Some of you know my story, some of you don't.  But it occurred to me this morning that it is really good for us to look back sometimes at where we have been so that we can reevaluate where we are headed.  I also believe it is good cleansing for the soul to share where we have been and the things we have dealt with in life.  So, with that said, let me give you some background.  I was raised in Chattanooga, TN by my stay-at-home Mom and Army serving Dad.   My parents sacrificed a lot so that I would be able to attend Christian schools and I am so fortunate for that.   My brother and sister were 12 and 10 years older than me and I was the "baby" of the family.  From the time that I can remember, I always felt SO much love in my heart for others.  I remember thinking that I wasn't normal because I loved people with such a fierce passion.  I was also very insecure, due to many different reasons and this eventually led to my "falling in with the bad crowd" during high school.   I was a people pleaser and I loved to make people laugh - I wanted them to like me.

When I was 20 years old my Mother suffered a massive heart attack and died.   My world was blown apart.  I was devastated.   We weren't on the best terms when she passed away and this obviously was a crucial point in my life that defined me.......shaped me.  I was angry with God and I walked away from Him completely.

Fast forward 5 years and my first child was born.  I don't know why, but it has been my observation through the years that the birth of a child brings many "prodigals" back home to Christ.  And that is exactly what happened with me.  I wanted Christ again, I wanted Him for my children.

Three years ago, my brother (an alcoholic) suffered a fall that left him quadriplegic.  He lived in Chattanooga and at this point we were living here in Winchester and thus started an almost year-long process of driving back and forth to try and make sure he was receiving adequate care, etc.  It was excruciating.  I loved my brother dearly.  He had such a sweet heart, but let his addiction rule his words quite often, but God gave me the eyes to always see his heart and not his actions.   In 2008 we received a call that my brother had choked while in the nursing home he had just been moved to.   He had to be airlifted from that facility to downtown Chattanooga and as a result was without oxygen for over 20 minutes.  We rushed to Chattanooga and our family had to make the decision to take him off of life support.  As his caregiver, I had to sign the papers to do so.   Once again, life changing......life shaping.   I held his hand as he died and as he slipped away I wondered once again - "why God?".    So, I decided to seek Christ like I had never sought Him before.  If God really did love me like his own child then I wanted to know him more about Him, figure out what I believed and get some healing.

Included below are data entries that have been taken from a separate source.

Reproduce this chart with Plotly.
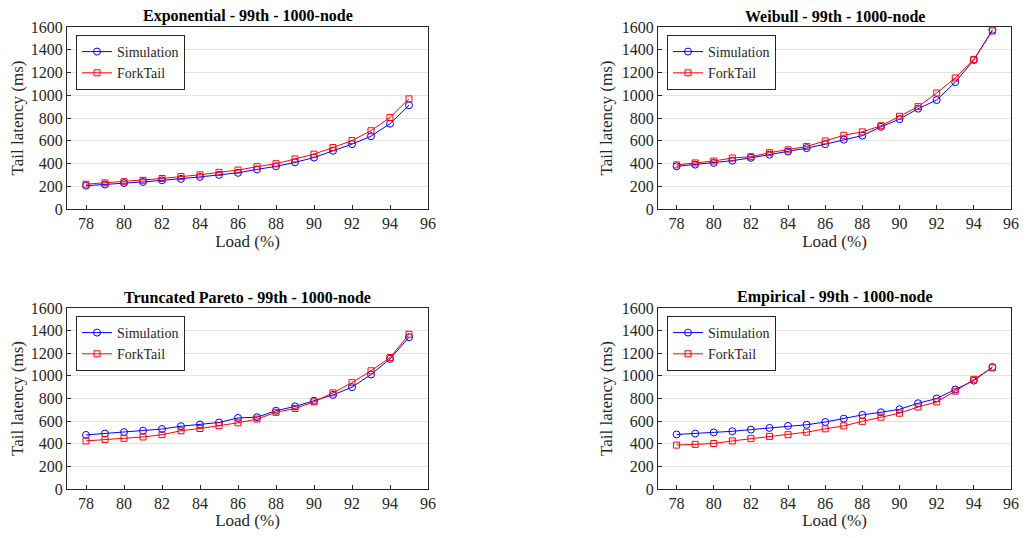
import plotly.graph_objects as go

load = [78, 79, 80, 81, 82, 83, 84, 85, 86, 87, 88, 89, 90, 91, 92, 93, 94, 95]

titles = ["Exponential - 99th - 1000-node", "Weibull - 99th - 1000-node",
          "Truncated Pareto - 99th - 1000-node", "Empirical - 99th - 1000-node"]

exp_sim = [205, 215, 228, 238, 252, 265, 282, 300, 318, 348, 375, 410, 452, 512, 570, 640, 750, 912]
exp_fork = [218, 230, 240, 252, 268, 285, 300, 322, 342, 372, 398, 440, 482, 540, 602, 688, 805, 968]

wei_sim = [375, 390, 405, 425, 450, 478, 505, 535, 570, 610, 645, 722, 790, 882, 958, 1115, 1310, 1575]
wei_fork = [388, 405, 422, 448, 460, 495, 520, 550, 598, 648, 678, 732, 815, 900, 1020, 1152, 1315, 1565]

par_sim = [478, 490, 503, 515, 530, 555, 570, 588, 628, 635, 692, 730, 780, 832, 900, 1012, 1150, 1342]
par_fork = [425, 438, 448, 460, 480, 515, 535, 560, 585, 618, 678, 712, 770, 850, 940, 1045, 1162, 1368]

emp_sim = [482, 490, 500, 510, 525, 540, 558, 568, 592, 622, 655, 678, 705, 758, 800, 880, 958, 1078]
emp_fork = [388, 395, 402, 425, 445, 465, 480, 502, 532, 558, 598, 635, 670, 725, 770, 865, 970, 1072]

series = [(exp_sim, exp_fork), (wei_sim, wei_fork), (par_sim, par_fork), (emp_sim, emp_fork)]

x_ticks = [78, 80, 82, 84, 86, 88, 90, 92, 94, 96]
y_ticks = [0, 200, 400, 600, 800, 1000, 1200, 1400, 1600]

# the page body adds an 8px margin on every side, so the figure is drawn smaller
W, H = 1013, 522
FONT = "Liberation Serif"

# pixel boxes of plot areas inside the figure: (left, right, top, bottom)
boxes = [(59, 420, 19, 201), (650, 1003, 19, 201), (59, 420, 300, 481), (650, 1003, 300, 481)]

fig = go.Figure()
layout = dict(
    width=W, height=H, margin=dict(l=0, r=0, t=0, b=0, autoexpand=False),
    paper_bgcolor="white", plot_bgcolor="white",
    font=dict(family=FONT, size=15, color="#262626"),
    showlegend=True,
)
annotations = []
for i, ((l, r, t, b), (sim, fork), title) in enumerate(zip(boxes, series, titles)):
    n = "" if i == 0 else str(i + 1)
    xa = "x" + n
    ya = "y" + n
    leg = "legend" + n
    fig.add_trace(go.Scatter(x=load, y=sim, name="Simulation", mode="lines+markers",
                             line=dict(color="#0000ff", width=1),
                             marker=dict(symbol="circle-open", size=7, color="#0000ff", line=dict(width=1)),
                             xaxis=xa, yaxis=ya, legend=leg))
    fig.add_trace(go.Scatter(x=load, y=fork, name="ForkTail", mode="lines+markers",
                             line=dict(color="#ff0000", width=1),
                             marker=dict(symbol="square-open", size=6, color="#ff0000", line=dict(width=1)),
                             xaxis=xa, yaxis=ya, legend=leg))
    axcommon = dict(showline=True, linecolor="#262626", linewidth=1, mirror=True,
                    ticks="inside", ticklen=4, tickcolor="#262626", automargin=False,
                    tickfont=dict(family=FONT, size=16, color="#262626"), zeroline=False)
    layout["xaxis" + n] = dict(domain=[l / W, r / W], range=[77, 96], tickvals=x_ticks,
                               showgrid=False, anchor=ya,
                               title=dict(text="Load (%)", font=dict(family=FONT, size=17), standoff=2),
                               **axcommon)
    layout["yaxis" + n] = dict(domain=[1 - b / H, 1 - t / H], range=[0, 1600], tickvals=y_ticks,
                               showgrid=True, gridcolor="#e3e3e3", gridwidth=1, anchor=xa,
                               title=dict(text="Tail latency (ms)", font=dict(family=FONT, size=17), standoff=4),
                               **axcommon)
    layout[leg] = dict(x=(l + 9) / W, y=1 - (t + 8) / H, xanchor="left", yanchor="top",
                       bgcolor="white", bordercolor="#262626", borderwidth=1,
                       font=dict(family=FONT, size=14, color="#262626"),
                       tracegroupgap=0, itemwidth=30)
    annotations.append(dict(text="<b>" + title + "</b>", x=(l + r) / 2 / W, y=1 - t / H,
                            xref="paper", yref="paper", xanchor="center", yanchor="bottom",
                            showarrow=False, font=dict(family=FONT, size=16, color="black")))
layout["annotations"] = annotations
fig.update_layout(**layout)
fig.write_html("out.html")
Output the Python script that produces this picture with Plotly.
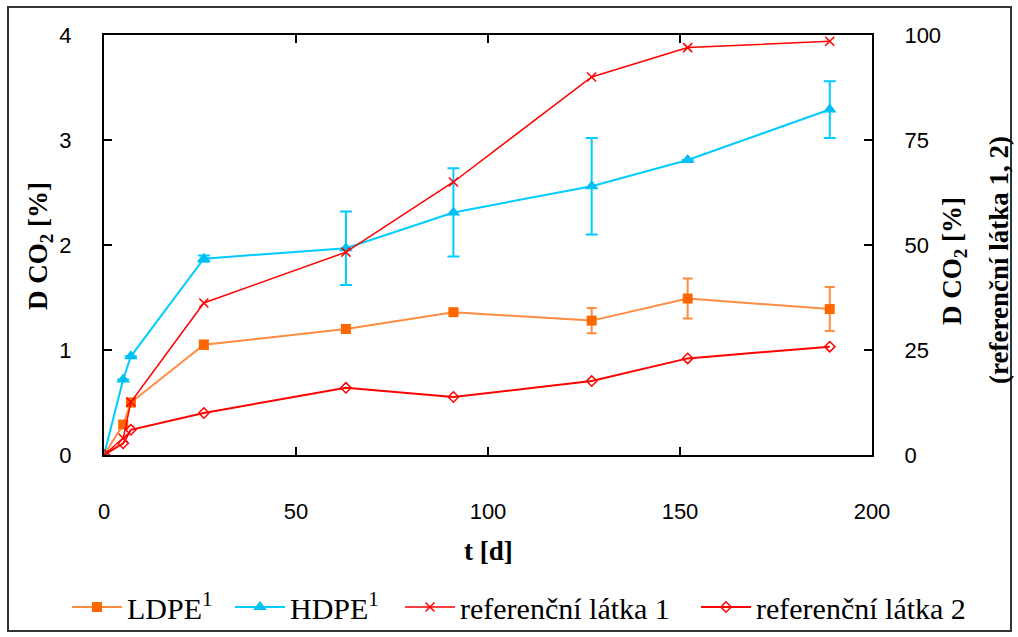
import plotly.graph_objects as go

# ---- data ----
days_pe = [0, 5, 7, 26, 63, 91, 127, 152, 189]
ldpe = [0, 0.29, 0.50, 1.05, 1.20, 1.36, 1.28, 1.49, 1.39]
ldpe_err = [0, 0, 0, 0.04, 0, 0, 0.12, 0.19, 0.21]
hdpe = [0, 0.72, 0.94, 1.87, 1.97, 2.31, 2.56, 2.81, 3.29]
hdpe_err = [0, 0, 0, 0.03, 0.35, 0.42, 0.46, 0, 0.27]

days_ref = [0, 5, 7, 26, 63, 91, 127, 152, 189]
ref1 = [0, 4.0, 12.6, 36.2, 48.3, 65.0, 90.0, 97.0, 98.5]
ref2 = [0, 2.8, 6.0, 10.0, 16.0, 13.8, 17.6, 23.0, 25.8]

x_ticks = [0, 50, 100, 150, 200]
y_ticks = [0, 1, 2, 3, 4]
y2_ticks = [0, 25, 50, 75, 100]

W, H = 1018, 637
L, R, T, B = 104, 872, 35, 455

def px(xp):
    return (xp - L) / (R - L)

def py(yp):
    return (B - yp) / (B - T)

ORANGE_LINE = "#FF8C40"
ORANGE_MARK = "#FF6600"
CYAN = "#00CCFF"
RED = "#FF0000"

fig = go.Figure()
fig.add_trace(go.Scatter(
    x=days_pe, y=ldpe, name="LDPE<sup>1</sup>", mode="lines+markers", legend="legend",
    line=dict(color=ORANGE_LINE, width=2),
    marker=dict(symbol="square", size=10, color=ORANGE_MARK),
    error_y=dict(type="data", array=ldpe_err, color=ORANGE_LINE, thickness=2, width=5),
))
fig.add_trace(go.Scatter(
    x=days_pe, y=hdpe, name="HDPE<sup>1</sup>", mode="lines+markers", legend="legend2",
    line=dict(color=CYAN, width=2),
    marker=dict(symbol="triangle-up", size=12, color="#00BFF3"),
    error_y=dict(type="data", array=hdpe_err, color=CYAN, thickness=2, width=6),
))
fig.add_trace(go.Scatter(
    x=days_ref, y=ref1, name="referenční látka 1", mode="lines+markers", yaxis="y2",
    legend="legend3",
    line=dict(color=RED, width=1.5),
    marker=dict(symbol="x-thin-open", size=9, color=RED, line=dict(color=RED, width=1.5)),
))
fig.add_trace(go.Scatter(
    x=days_ref, y=ref2, name="referenční látka 2", mode="lines+markers", yaxis="y2",
    legend="legend4",
    line=dict(color=RED, width=2),
    marker=dict(symbol="diamond-open", size=8, color=RED, line=dict(color=RED, width=1.5)),
))

tickfont = dict(family="Liberation Sans, Arial, sans-serif", size=22, color="#000")
axis_common = dict(showgrid=False, zeroline=False, showline=True, linecolor="#000",
                   linewidth=2, ticks="inside", ticklen=8, tickwidth=2, tickcolor="#000",
                   tickfont=tickfont, automargin=False)

legend_font = dict(family="Liberation Serif, Times New Roman, serif", size=30, color="#000")

def legend_at(xp):
    return dict(orientation="h", x=px(xp), y=py(607), xanchor="left", yanchor="middle",
                font=legend_font, bgcolor="rgba(0,0,0,0)", itemwidth=50)

fig.update_layout(
    width=W, height=H,
    margin=dict(l=L, r=W - R, t=T, b=H - B, pad=0, autoexpand=False),
    paper_bgcolor="white", plot_bgcolor="white",
    xaxis=dict(range=[0, 200], tickvals=x_ticks, mirror="ticks",
               ticklabelstandoff=36, **axis_common),
    yaxis=dict(range=[0, 4], tickvals=y_ticks, ticklabelstandoff=26, **axis_common),
    yaxis2=dict(range=[0, 100], tickvals=y2_ticks, overlaying="y", side="right",
                ticklabelstandoff=26, **axis_common),
    showlegend=True,
    legend=legend_at(67),
    legend2=legend_at(230),
    legend3=legend_at(400),
    legend4=legend_at(696),
    font=dict(family="Liberation Serif, serif", color="#000"),
)

title_font = dict(family="Liberation Serif, Times New Roman, serif", size=27, color="#000")
fig.add_annotation(text="<b>D CO<sub>2</sub> [%]</b>", xref="paper", yref="paper",
                   x=px(40), y=py(246), textangle=-90, showarrow=False, font=title_font,
                   xanchor="center", yanchor="middle")
fig.add_annotation(text="<b>D CO<sub>2</sub> [%]</b>", xref="paper", yref="paper",
                   x=px(954), y=py(261), textangle=-90, showarrow=False, font=title_font,
                   xanchor="center", yanchor="middle")
fig.add_annotation(text="<b>(referenční látka 1, 2)</b>", xref="paper", yref="paper",
                   x=px(999), y=py(260), textangle=-90, showarrow=False, font=title_font,
                   xanchor="center", yanchor="middle")
fig.add_annotation(text="<b>t [d]</b>", xref="paper", yref="paper",
                   x=px(488), y=py(551), showarrow=False, font=title_font,
                   xanchor="center", yanchor="middle")

# outer frame
fig.add_shape(type="rect", xref="paper", yref="paper",
              x0=px(8), x1=px(1011), y0=py(631), y1=py(7),
              line=dict(color="#333", width=2), fillcolor="rgba(0,0,0,0)", layer="below")

fig.write_html("out.html")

And this is why I share this very brief version of my 40 years here on earth - God is good!  He IS faithful.  He can heal you heart.  He can make you whole.  He has done it for me - I am living proof.  I am a testimony of His love.    Is my life perfect? - well, heck no!  Do I still struggle with sin and disbelief? - well, yeah!  But I have a peace.  A peace and joy that surpasses all understanding.   And learning about and getting to know my God has brought me to places I thought I would never be.  Like taking seminary classes and doing mission trips.   I guarantee you no one thought that was where this girl has headed!

So my question for you is this?  Have you given God a try?  Have you read His Word and tried him out?  If so, why not?  What would it hurt?  For you see, this life is brief.  The brevity of it is overwhelming, trust me I have lived it.

So it fell by the wayside.....

My blogging has absolutely fallen to the wayside this year.   Just one of those seasons where blogging had to take backseat to my family, service in the Church and my jobs.   But, I am determined to start gearing up for another year of blog-madness.   I would really love to be able to start writing devotionals again and help come along women and encourage them in their walk with Christ.  One thing I have learned this year ( that I knew in my head but had not completely settled into my heart ) is that God really honestly never does waste a hurt!  Those of you who have faithfully followed my blog have seen me write about taking care of and eventually losing my brother, watched me battle with bouts of depression at times, stood along beside me as I felt God's call for me to ministry and then ultimately, this year, try to discern where in the world He wants to use me.   Well, guess what?   I am pretty sure he wants to use me right where I am at.  :)   It isn't difficult.  I think what is difficult for me is that I love serving in so many different capacities and I have to decide on one and stick with it.   So, please join with me in prayer as I get "settled in my skin" about God using me where He has planted me for right now.   I ask you to bear with me as I start getting back into the practice of daily (or maybe bi-daily) blogging and would love for you send me ideas or feedback.   Love to you all and I can't wait to see where 2011 takes us all!


John 3: 16-17  "This is how much God loved the world: He gave his Son, his one and only Son. And this is why: so that no one need be destroyed; by believing in him, anyone can have a whole and lasting life. God didn't go to all the trouble of sending his Son merely to point an accusing finger, telling the world how bad it was. He came to help, to put the world right again.